Günümüz modern dünyasında hala geçerli olan eski Yunan ve Roma dünyası; siyaset, hukuk, askerlik, mimarlık, sanat, düşünce ve tarih yazıcılığı alanlarında günümüz Batı uygarlığı üzerinde çok önemli etkiler bırakmıştır. Eski Yunanlıların nasıl yaşadığı hakkındaki bilgilerin çoğu vazoların üstüne çizilmiş resimlerden gelmektedir. Bu resimler sadece mitolojik savaşları ve hikâyeleri göstermekle kalmaz, aynı zamanda avcılık, çiftçilik ve balıkçılık gibi konularda da bilgi verir.
Yunanlılar bu dönem siyasal birliği olan krallıklardan yoksundular. Yunanlılar Yunan yarımadasında ve yeni kolonileri olan Anadolu kıyıları, Kıbrıs Adası ve Sicilya’da şehir-devletleri kurdular. Bu devletleri başında çoğunlukla soylu ailelerin birisinden gelerek yönetimi ele geçiren tiranlar (krallar) bulunmaktadır.
Antik Çağ Yunanlıları güne kahvaltıyla başlayıp genel olarak kahvaltıda incir, üzüm gibi meyvelerle beslenmişlerdir. Ana öğün, ikindi vakti sayılırken bu bir çeşit ikinci kahvaltı yerine geçmiştir. Esas yemekte et, balık ve kabuklu deniz ürünleri ile lahana, fasulye, mercimek gibi sebze yemeklerini tercih etmişlerdir. Kahvaltıdan sonra alt tabaka insanları günlük işleriyle uğraşırken, diğerleri Agora (şehirle ilgili politik, dini, ticari her türlü faaliyetin gerçekleştiği alan) ve Gymnasium’a (beden eğitimi ve spor yapılan aynı zamanda da sosyalleşme ve entelektüel uğraşlar için kullanılan yerler) gitmişlerdir.
Yunan evleri, aile kölelerinin açık ateşte yemek pişirdikleri, serin ve havadar bir avlunun etrafında inşa edilmişti. Burada aynı zamanda ev tanrısı için yapılmış küçük bir kutsal tapınak benzeri küçük, kutsal bir alan bulunurdu. Çoğu evin dış duvarları penceresiz inşa edilmişti. Bu tasarım hem güneş ışınlarından hem de hırsızlardan korunmak içindi. İnsanlar tahta koltuklara uzanıp yemeklerini, elleriyle yiyorlardı.
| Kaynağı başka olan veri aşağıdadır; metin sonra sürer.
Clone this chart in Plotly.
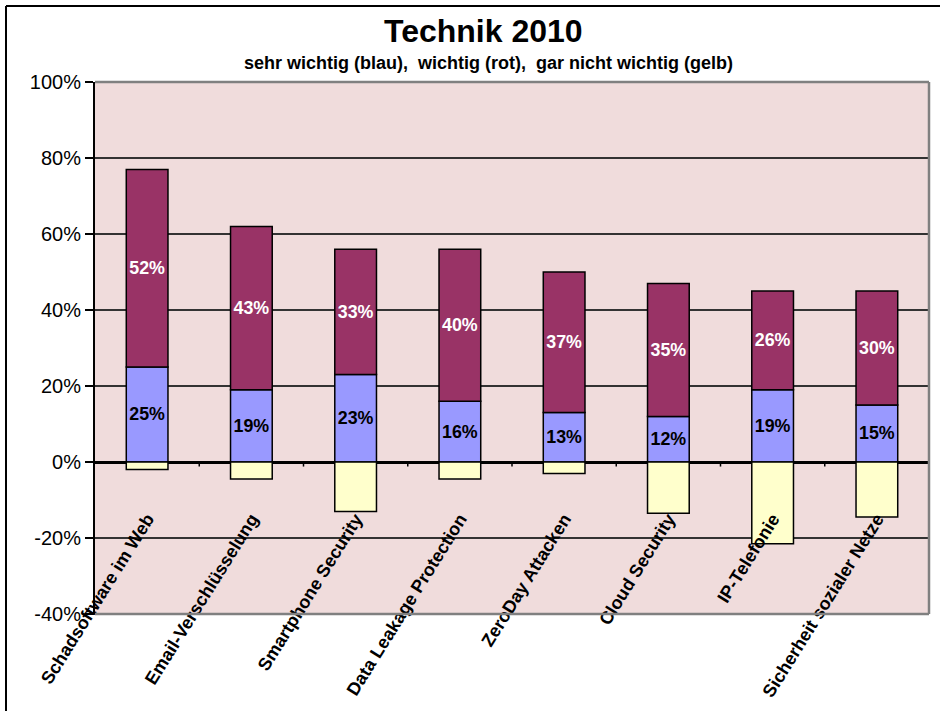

Köleler yemek servisi yapıyor, bu sırada bir müzisyen flüt ve lir çalıyordu. Erkek ve kadınlar, şinton adı verilen, vücudun tamamını örten ve omuzda bir iğneyle tutturulan elbiseler giyiyorlardı.
Bir çömlek kabının üzerinde, bir Yunan kadınının portresi. Yunanlı kadınlar hayatlarının büyük bir kısmını evlerinde, ev işleriyle uğraşarak geçirdiler.
Erkekler genellikle bir ailenin geçimini sağlayabilecekleri ekonomik dayanağa sahip olduklarında yani yaklaşık 30 yaşlarında evlenirlerdi. Buna karşın kızların evlenme yaşı daha düşüktü ve genellikle 16/18 yaşlarında evlendirilirlerdi. Kızların erken yaşta evlendirilmelerinin nedeni Eski Yunan erkeğinin önem verdiği bekâretin garantisi idi.